A Footnote to History: Eight Years of Trouble in Samoa
- Author: Robert Louis Stevenson
- Language: English
- Subject: Samoan Civil War
- Publisher: Cassell
- Publication date: 1892
- Media type: book
- Pages: 322
- ISBN: 0-8248-1857-1
- OCLC: 227258432

= A Footnote to History: Eight Years of Trouble in Samoa =

1892 book by Robert Louis Stevenson

A Footnote to History: Eight Years of Trouble in Samoa is an 1892 historical non-fiction work by Scottish-born author Robert Louis Stevenson describing the contemporary Samoan Civil War.

Robert Louis Stevenson arrived in Samoa in 1889 and built a house at Vailima. He quickly became passionately interested, and involved, in the attendant political machinations. These involved the three great powers battling for influence in Samoa – the United States, Germany and Britain – and the political machinations of the various Samoan factions within their indigenous political system.

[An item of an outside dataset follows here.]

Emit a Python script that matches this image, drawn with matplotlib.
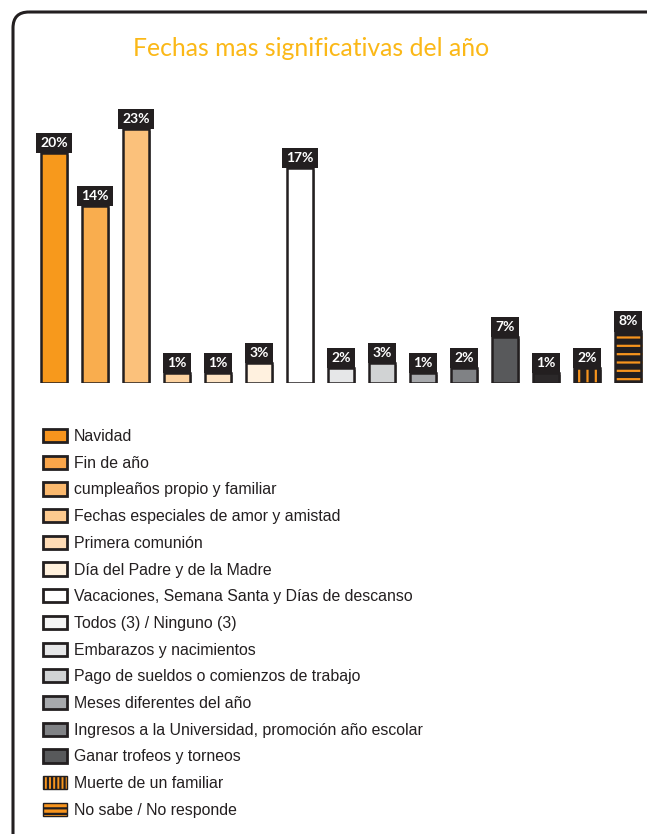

The book covers the period from 1882 to 1892.

The book served as such a stinging protest against existing conditions that it resulted in the recall of two officials, and Stevenson for a time feared that it would result in his own deportation. When things had finally blown over he wrote to Sidney Colvin, who came from a family of distinguished colonial administrators, "I used to think meanly of the plumber; but how he shines beside the politician!"

A contemporary review of the book noted:

For the many who take a personal interest in Mr. Stevenson's career the book will have an additional interest in the spectacle of a master of fiction struggling, on the whole successfully, with the trammels of fact.